● **WHAT YOU WILL DO**
Make an exact copy of the lines, leaving the pictures out.

[Data extracted from a collection]

━━━━━━━━━━━━━━━━━━━━━━━━━━━━━━

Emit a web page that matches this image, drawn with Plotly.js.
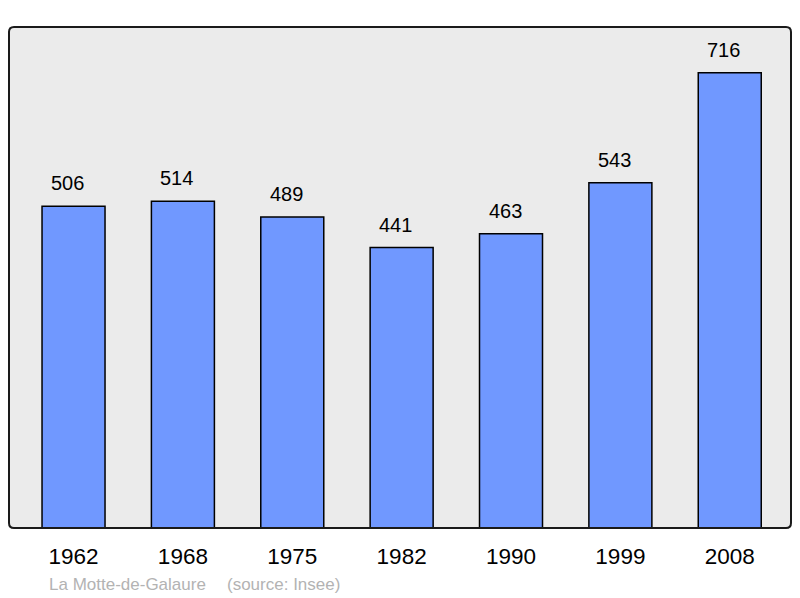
<!DOCTYPE html>
<html><head><meta charset="utf-8">
<script src="https://cdn.plot.ly/plotly-3.0.1.min.js"></script>
<style>html,body{margin:0;padding:0;background:#fff}#c{width:800px;height:598px}</style>
</head><body><div id="c"></div>
<script>
const years = ["1962","1968","1975","1982","1990","1999","2008"];
const population = [506,514,489,441,463,543,716];
const captionPlace = "La Motte-de-Galaure";
const captionSource = "(source: Insee)";

const idx = years.map((_, i) => i);
const W = 782, H = 501, r = 5;
const rx = r / W, ry = r / H;
const path = `M ${rx} 0 L ${1-rx} 0 Q 1 0 1 ${ry} L 1 ${1-ry} Q 1 1 ${1-rx} 1 L ${rx} 1 Q 0 1 0 ${1-ry} L 0 ${ry} Q 0 0 ${rx} 0 Z`;
const font = "Liberation Sans, Arial, sans-serif";

const annotations = population.map((v, i) => ({
  x: i, y: v, text: String(v), showarrow: false, yshift: 23, xshift: -6,
  font: {family: font, size: 20, color: "#000"}
}));
annotations.push({
  xref: "paper", yref: "paper", x: 38/782, y: -56/501, xanchor: "left", yanchor: "middle",
  text: captionPlace, showarrow: false,
  font: {family: font, size: 17, color: "#b3b3b3"}
});
annotations.push({
  xref: "paper", yref: "paper", x: 216/782, y: -56/501, xanchor: "left", yanchor: "middle",
  text: captionSource, showarrow: false,
  font: {family: font, size: 17, color: "#b3b3b3"}
});

Plotly.newPlot("c", [{
  type: "bar", x: idx, y: population, width: 0.576,
  marker: {color: "#7098ff", line: {color: "#000", width: 1.5}},
  hoverinfo: "none"
}], {
  width: 800, height: 598,
  margin: {l: 9, r: 9, t: 27, b: 70},
  paper_bgcolor: "#fff", plot_bgcolor: "#ebebeb",
  showlegend: false,
  xaxis: {range: [-0.59, 6.56], tickvals: idx, ticktext: years, showgrid: false, zeroline: false,
          ticks: "", ticklabelstandoff: 12,
          tickfont: {family: font, size: 22.5, color: "#000"}},
  yaxis: {range: [0, 788], showgrid: false, zeroline: false, showticklabels: false, ticks: ""},
  shapes: [{type: "path", xref: "paper", yref: "paper", path: path, line: {color: "#1a1a1a", width: 2}, fillcolor: "rgba(0,0,0,0)", layer: "above"}],
  annotations: annotations
}, {staticPlot: true});
</script></body></html>
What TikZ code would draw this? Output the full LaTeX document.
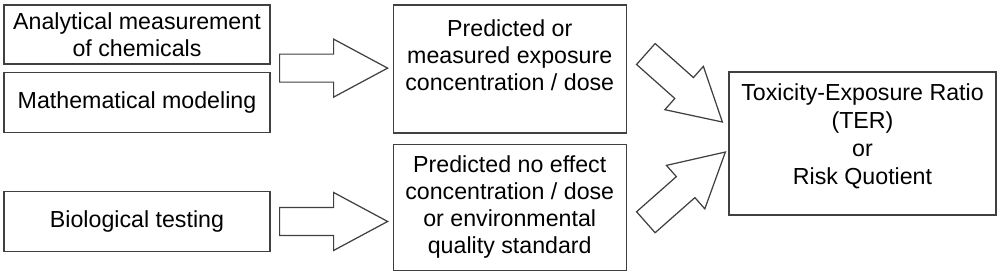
\documentclass[tikz,border=0pt]{standalone}
\usepackage{fontspec}
\setmainfont{Liberation Sans}
\usetikzlibrary{positioning,calc}

% wide hollow arrow from #1 (tail) to #2 (tip)
\newcommand{\fatarrow}[2]{%
  \coordinate (mid) at ($(#1)!0.5!(#2)$);
  \draw[fat] ($(#1)!0.28cm!90:(#2)$) -- ($(mid)!0.28cm!90:(#2)$) -- ($(mid)!0.58cm!90:(#2)$)
    -- (#2) -- ($(mid)!0.58cm!-90:(#2)$) -- ($(mid)!0.28cm!-90:(#2)$) -- ($(#1)!0.28cm!-90:(#2)$) -- cycle;}

\begin{document}
\begin{tikzpicture}[
    box/.style={draw=black!75, line width=0.7pt, align=center, font=\fontsize{13.2}{15.4}\selectfont},
    src/.style={box, minimum width=5.32cm, minimum height=1.2cm},
    mid/.style={box, minimum width=4.66cm},
    fat/.style={draw=black!75, fill=white, line width=0.7pt, line join=miter}
]
\useasboundingbox (0,0) rectangle (20,-5.5);

% Sources on the left
\node[src, minimum height=1.18cm] (meas) at (2.74,-0.69) {Analytical measurement\\of chemicals};
\node[src, below=0.14cm of meas] (model) {Mathematical modeling};
\node[src, below=1.16cm of model] (bio) {Biological testing};

% Exposure and effect levels
\node[mid, minimum height=2.56cm, anchor=north west] (expo) at ([xshift=2.44cm]meas.north east)
  {Predicted or\\measured exposure\\concentration / dose\rule[-0.56cm]{0pt}{0.56cm}};
\node[mid, minimum height=2.52cm, below=0.2cm of expo] (pnec)
  {Predicted no effect\\concentration / dose\\or environmental\\quality standard};

% Result
\node[box, minimum width=5.34cm, minimum height=2.86cm, font=\fontsize{13.2}{16}\selectfont] (ter) at (17.25,-2.87)
  {Toxicity-Exposure Ratio\\(TER)\\or\\Risk Quotient\rule[-0.38cm]{0pt}{0.38cm}};

% Arrow ends
\coordinate (a1s) at ($(meas.south east)!0.5!(model.north east)+(0.18,0)$);
\coordinate (a1e) at ([xshift=-0.1cm]a1s -| expo.west);
\coordinate (a2s) at ([xshift=0.18cm]bio.east);
\coordinate (a2e) at ([xshift=-0.1cm]a2s -| pnec.west);
\coordinate (a3s) at ([xshift=0.38cm,yshift=0.3cm]expo.east);
\coordinate (a3e) at ([xshift=-0.12cm,yshift=0.43cm]ter.west);
\coordinate (a4s) at ([xshift=0.38cm,yshift=-0.3cm]pnec.east);
\coordinate (a4e) at ([xshift=-0.06cm,yshift=-0.17cm]ter.west);

\fatarrow{a1s}{a1e}
\fatarrow{a2s}{a2e}
\fatarrow{a3s}{a3e}
\fatarrow{a4s}{a4e}
\end{tikzpicture}
\end{document}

━━━━━━━━━━━━━━━━━━━━━━━━━━━━━━

● **WRITTEN RESPONSE**
Emit a web page that matches this image, drawn with Plotly.js.
<!DOCTYPE html>
<html><head><meta charset="utf-8">
<script src="https://cdn.plot.ly/plotly-3.0.1.min.js"></script>
<style>html,body{margin:0;padding:0;background:#fff}#c{width:800px;height:598px}</style>
</head><body><div id="c"></div>
<script>
const years = ["1962","1968","1975","1982","1990","1999","2008"];
const population = [506,514,489,441,463,543,716];
const captionPlace = "La Motte-de-Galaure";
const captionSource = "(source: Insee)";

const idx = years.map((_, i) => i);
const W = 782, H = 501, r = 5;
const rx = r / W, ry = r / H;
const path = `M ${rx} 0 L ${1-rx} 0 Q 1 0 1 ${ry} L 1 ${1-ry} Q 1 1 ${1-rx} 1 L ${rx} 1 Q 0 1 0 ${1-ry} L 0 ${ry} Q 0 0 ${rx} 0 Z`;
const font = "Liberation Sans, Arial, sans-serif";

const annotations = population.map((v, i) => ({
  x: i, y: v, text: String(v), showarrow: false, yshift: 23, xshift: -6,
  font: {family: font, size: 20, color: "#000"}
}));
annotations.push({
  xref: "paper", yref: "paper", x: 38/782, y: -56/501, xanchor: "left", yanchor: "middle",
  text: captionPlace, showarrow: false,
  font: {family: font, size: 17, color: "#b3b3b3"}
});
annotations.push({
  xref: "paper", yref: "paper", x: 216/782, y: -56/501, xanchor: "left", yanchor: "middle",
  text: captionSource, showarrow: false,
  font: {family: font, size: 17, color: "#b3b3b3"}
});

Plotly.newPlot("c", [{
  type: "bar", x: idx, y: population, width: 0.576,
  marker: {color: "#7098ff", line: {color: "#000", width: 1.5}},
  hoverinfo: "none"
}], {
  width: 800, height: 598,
  margin: {l: 9, r: 9, t: 27, b: 70},
  paper_bgcolor: "#fff", plot_bgcolor: "#ebebeb",
  showlegend: false,
  xaxis: {range: [-0.59, 6.56], tickvals: idx, ticktext: years, showgrid: false, zeroline: false,
          ticks: "", ticklabelstandoff: 12,
          tickfont: {family: font, size: 22.5, color: "#000"}},
  yaxis: {range: [0, 788], showgrid: false, zeroline: false, showticklabels: false, ticks: ""},
  shapes: [{type: "path", xref: "paper", yref: "paper", path: path, line: {color: "#1a1a1a", width: 2}, fillcolor: "rgba(0,0,0,0)", layer: "above"}],
  annotations: annotations
}, {staticPlot: true});
</script></body></html>
What TikZ code would draw this? Output the full LaTeX document.
\documentclass[tikz,border=0pt]{standalone}
\usepackage{fontspec}
\setmainfont{Liberation Sans}
\usetikzlibrary{positioning,calc}

% wide hollow arrow from #1 (tail) to #2 (tip)
\newcommand{\fatarrow}[2]{%
  \coordinate (mid) at ($(#1)!0.5!(#2)$);
  \draw[fat] ($(#1)!0.28cm!90:(#2)$) -- ($(mid)!0.28cm!90:(#2)$) -- ($(mid)!0.58cm!90:(#2)$)
    -- (#2) -- ($(mid)!0.58cm!-90:(#2)$) -- ($(mid)!0.28cm!-90:(#2)$) -- ($(#1)!0.28cm!-90:(#2)$) -- cycle;}

\begin{document}
\begin{tikzpicture}[
    box/.style={draw=black!75, line width=0.7pt, align=center, font=\fontsize{13.2}{15.4}\selectfont},
    src/.style={box, minimum width=5.32cm, minimum height=1.2cm},
    mid/.style={box, minimum width=4.66cm},
    fat/.style={draw=black!75, fill=white, line width=0.7pt, line join=miter}
]
\useasboundingbox (0,0) rectangle (20,-5.5);

% Sources on the left
\node[src, minimum height=1.18cm] (meas) at (2.74,-0.69) {Analytical measurement\\of chemicals};
\node[src, below=0.14cm of meas] (model) {Mathematical modeling};
\node[src, below=1.16cm of model] (bio) {Biological testing};

% Exposure and effect levels
\node[mid, minimum height=2.56cm, anchor=north west] (expo) at ([xshift=2.44cm]meas.north east)
  {Predicted or\\measured exposure\\concentration / dose\rule[-0.56cm]{0pt}{0.56cm}};
\node[mid, minimum height=2.52cm, below=0.2cm of expo] (pnec)
  {Predicted no effect\\concentration / dose\\or environmental\\quality standard};

% Result
\node[box, minimum width=5.34cm, minimum height=2.86cm, font=\fontsize{13.2}{16}\selectfont] (ter) at (17.25,-2.87)
  {Toxicity-Exposure Ratio\\(TER)\\or\\Risk Quotient\rule[-0.38cm]{0pt}{0.38cm}};

% Arrow ends
\coordinate (a1s) at ($(meas.south east)!0.5!(model.north east)+(0.18,0)$);
\coordinate (a1e) at ([xshift=-0.1cm]a1s -| expo.west);
\coordinate (a2s) at ([xshift=0.18cm]bio.east);
\coordinate (a2e) at ([xshift=-0.1cm]a2s -| pnec.west);
\coordinate (a3s) at ([xshift=0.38cm,yshift=0.3cm]expo.east);
\coordinate (a3e) at ([xshift=-0.12cm,yshift=0.43cm]ter.west);
\coordinate (a4s) at ([xshift=0.38cm,yshift=-0.3cm]pnec.east);
\coordinate (a4e) at ([xshift=-0.06cm,yshift=-0.17cm]ter.west);

\fatarrow{a1s}{a1e}
\fatarrow{a2s}{a2e}
\fatarrow{a3s}{a3e}
\fatarrow{a4s}{a4e}
\end{tikzpicture}
\end{document}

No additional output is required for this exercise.